Pero el recuerdo más grande es para su hermano conocido como el Ángel de Alcázar. Antonio Rivera era un joven de veinte años, que en junio del 36 acaba sus estudios de Derecho. Hace unos ejercicios espirituales y piensa que lo suyo es entregar su vida a la causa de Dios y de España, tal como él la soñaba. Así pues como voluntario se encierra en el Alcázar. Allá en aquel infierno del asedio anima a sus compañeros a rezar, a confiar en Dios, a mantener la fe y la esperanza; también el amor hacia todos, les invita también a mantener el espíritu combativo.”Tirad, sí, pero no con odio” les decía.

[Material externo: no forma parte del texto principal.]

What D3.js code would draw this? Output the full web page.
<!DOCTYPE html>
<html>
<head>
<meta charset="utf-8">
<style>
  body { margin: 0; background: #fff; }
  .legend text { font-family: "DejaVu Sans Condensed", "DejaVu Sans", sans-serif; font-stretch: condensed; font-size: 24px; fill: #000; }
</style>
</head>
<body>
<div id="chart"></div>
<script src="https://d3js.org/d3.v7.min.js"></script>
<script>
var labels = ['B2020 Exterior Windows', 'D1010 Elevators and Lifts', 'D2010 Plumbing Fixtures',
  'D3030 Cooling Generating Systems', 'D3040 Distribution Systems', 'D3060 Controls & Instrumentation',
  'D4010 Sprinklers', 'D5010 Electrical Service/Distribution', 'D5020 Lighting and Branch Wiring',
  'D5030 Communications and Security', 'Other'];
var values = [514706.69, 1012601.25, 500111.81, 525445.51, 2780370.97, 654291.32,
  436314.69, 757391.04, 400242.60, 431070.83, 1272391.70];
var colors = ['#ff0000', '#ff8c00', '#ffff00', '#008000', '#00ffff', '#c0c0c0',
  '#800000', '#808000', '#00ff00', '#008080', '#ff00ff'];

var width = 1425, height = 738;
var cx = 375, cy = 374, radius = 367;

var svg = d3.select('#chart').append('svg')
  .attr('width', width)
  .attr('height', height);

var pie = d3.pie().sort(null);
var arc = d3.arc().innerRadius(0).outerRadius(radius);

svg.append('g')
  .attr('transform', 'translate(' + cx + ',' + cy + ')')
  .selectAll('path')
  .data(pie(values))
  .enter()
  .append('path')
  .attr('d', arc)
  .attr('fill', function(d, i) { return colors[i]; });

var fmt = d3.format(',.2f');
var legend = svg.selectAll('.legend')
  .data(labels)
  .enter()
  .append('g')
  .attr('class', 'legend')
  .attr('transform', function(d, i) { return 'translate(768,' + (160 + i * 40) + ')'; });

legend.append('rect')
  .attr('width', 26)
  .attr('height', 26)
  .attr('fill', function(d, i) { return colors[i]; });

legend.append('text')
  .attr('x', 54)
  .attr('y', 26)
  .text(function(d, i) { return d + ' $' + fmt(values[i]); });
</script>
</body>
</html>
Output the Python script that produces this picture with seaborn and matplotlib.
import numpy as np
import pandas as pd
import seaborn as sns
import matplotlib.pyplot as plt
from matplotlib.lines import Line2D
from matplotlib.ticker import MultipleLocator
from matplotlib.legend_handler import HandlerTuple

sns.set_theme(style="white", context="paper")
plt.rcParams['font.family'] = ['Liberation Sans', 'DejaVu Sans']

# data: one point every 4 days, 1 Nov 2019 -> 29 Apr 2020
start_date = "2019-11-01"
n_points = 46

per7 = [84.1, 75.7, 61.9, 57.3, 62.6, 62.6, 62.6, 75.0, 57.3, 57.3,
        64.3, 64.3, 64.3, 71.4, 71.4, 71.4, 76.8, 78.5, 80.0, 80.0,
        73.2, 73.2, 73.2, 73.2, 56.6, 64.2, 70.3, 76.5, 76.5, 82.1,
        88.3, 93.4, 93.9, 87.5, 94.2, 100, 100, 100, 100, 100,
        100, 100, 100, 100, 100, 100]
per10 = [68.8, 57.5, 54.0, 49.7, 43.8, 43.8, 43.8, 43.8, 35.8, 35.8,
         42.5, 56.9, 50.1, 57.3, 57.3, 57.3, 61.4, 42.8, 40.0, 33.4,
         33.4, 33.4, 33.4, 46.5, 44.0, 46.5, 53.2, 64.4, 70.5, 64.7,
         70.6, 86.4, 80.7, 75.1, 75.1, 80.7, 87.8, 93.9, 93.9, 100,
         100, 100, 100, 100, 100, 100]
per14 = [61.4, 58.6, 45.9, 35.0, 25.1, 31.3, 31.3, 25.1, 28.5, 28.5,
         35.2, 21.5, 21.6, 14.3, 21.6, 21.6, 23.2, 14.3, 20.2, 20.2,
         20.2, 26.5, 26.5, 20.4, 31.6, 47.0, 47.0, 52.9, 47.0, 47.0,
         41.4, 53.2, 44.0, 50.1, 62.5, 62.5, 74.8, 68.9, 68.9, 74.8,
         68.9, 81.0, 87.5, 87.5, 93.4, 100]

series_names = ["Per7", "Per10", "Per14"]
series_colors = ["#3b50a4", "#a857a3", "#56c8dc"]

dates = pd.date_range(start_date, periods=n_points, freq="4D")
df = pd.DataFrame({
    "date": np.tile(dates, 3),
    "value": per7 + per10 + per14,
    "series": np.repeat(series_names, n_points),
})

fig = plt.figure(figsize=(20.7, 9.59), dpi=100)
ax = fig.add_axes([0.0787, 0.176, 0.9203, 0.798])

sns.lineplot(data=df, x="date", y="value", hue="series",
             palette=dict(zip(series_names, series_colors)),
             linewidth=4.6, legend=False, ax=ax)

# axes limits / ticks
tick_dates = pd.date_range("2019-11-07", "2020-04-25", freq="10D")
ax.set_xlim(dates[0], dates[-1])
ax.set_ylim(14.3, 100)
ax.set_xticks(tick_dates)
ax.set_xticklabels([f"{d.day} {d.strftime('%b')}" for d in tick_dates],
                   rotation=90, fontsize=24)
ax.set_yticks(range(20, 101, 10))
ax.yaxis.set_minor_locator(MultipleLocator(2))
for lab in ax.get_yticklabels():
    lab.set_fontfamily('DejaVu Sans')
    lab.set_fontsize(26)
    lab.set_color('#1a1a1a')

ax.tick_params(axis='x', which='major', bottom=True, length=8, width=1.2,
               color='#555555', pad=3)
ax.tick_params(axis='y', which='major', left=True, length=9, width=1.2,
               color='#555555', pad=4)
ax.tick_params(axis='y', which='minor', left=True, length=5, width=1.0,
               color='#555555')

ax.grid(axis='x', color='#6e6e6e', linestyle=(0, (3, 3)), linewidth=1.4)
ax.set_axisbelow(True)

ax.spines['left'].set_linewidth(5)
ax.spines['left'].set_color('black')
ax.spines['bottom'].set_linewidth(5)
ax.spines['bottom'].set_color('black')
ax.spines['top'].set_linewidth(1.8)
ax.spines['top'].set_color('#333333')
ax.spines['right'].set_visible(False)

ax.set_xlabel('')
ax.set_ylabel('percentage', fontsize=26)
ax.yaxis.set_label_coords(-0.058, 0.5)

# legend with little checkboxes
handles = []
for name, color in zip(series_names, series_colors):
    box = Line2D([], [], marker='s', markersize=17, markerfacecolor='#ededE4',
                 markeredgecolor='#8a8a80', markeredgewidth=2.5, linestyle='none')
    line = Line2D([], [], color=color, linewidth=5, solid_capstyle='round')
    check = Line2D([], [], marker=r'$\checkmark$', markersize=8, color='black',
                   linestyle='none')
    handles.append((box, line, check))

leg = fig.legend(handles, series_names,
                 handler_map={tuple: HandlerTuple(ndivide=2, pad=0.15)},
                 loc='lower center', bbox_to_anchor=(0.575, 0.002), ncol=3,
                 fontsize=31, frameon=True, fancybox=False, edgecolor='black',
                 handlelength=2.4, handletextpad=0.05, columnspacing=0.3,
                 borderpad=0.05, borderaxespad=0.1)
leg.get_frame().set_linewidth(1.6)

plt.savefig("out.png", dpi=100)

En una misión de alto riesgo sufre un impacto que le deja acribillado el brazo. Hay que amputarlo, y lo hacen en un sótano, a la luz de un candil, sin anestesia y el joven lo soporta con todo el coraje toledano. Llega la liberación del Alcázar, pero Antonio ya no levanta cabeza, la infección sigue su marcha y se da cuenta de que se muere. Les dice a sus papás, “¡cuánto os quiero. Estoy muy contento porque me voy al cielo”. Y besa a un Niño Jesús a quien los rojos había amputado los brazos, mientras le dice: “Te quiero mucho, estas manquito como yo”. Y el veinte de noviembre muere. El día 21 del mismo mes, setenta y un años después, moriría su hermana, cuya vocación se debió en parte a la admiración que sentía por su hermano Antonio, de entregar su vida a Dios hasta el martirio si necesario fuera como él.

El Ángel del Alcázar, ese muchacho lleno de ideales, murió en paz, perdonando a sus enemigos y con la mirada puesta en el cielo. ¡Qué buen ejemplo para nuestros jóvenes de hoy!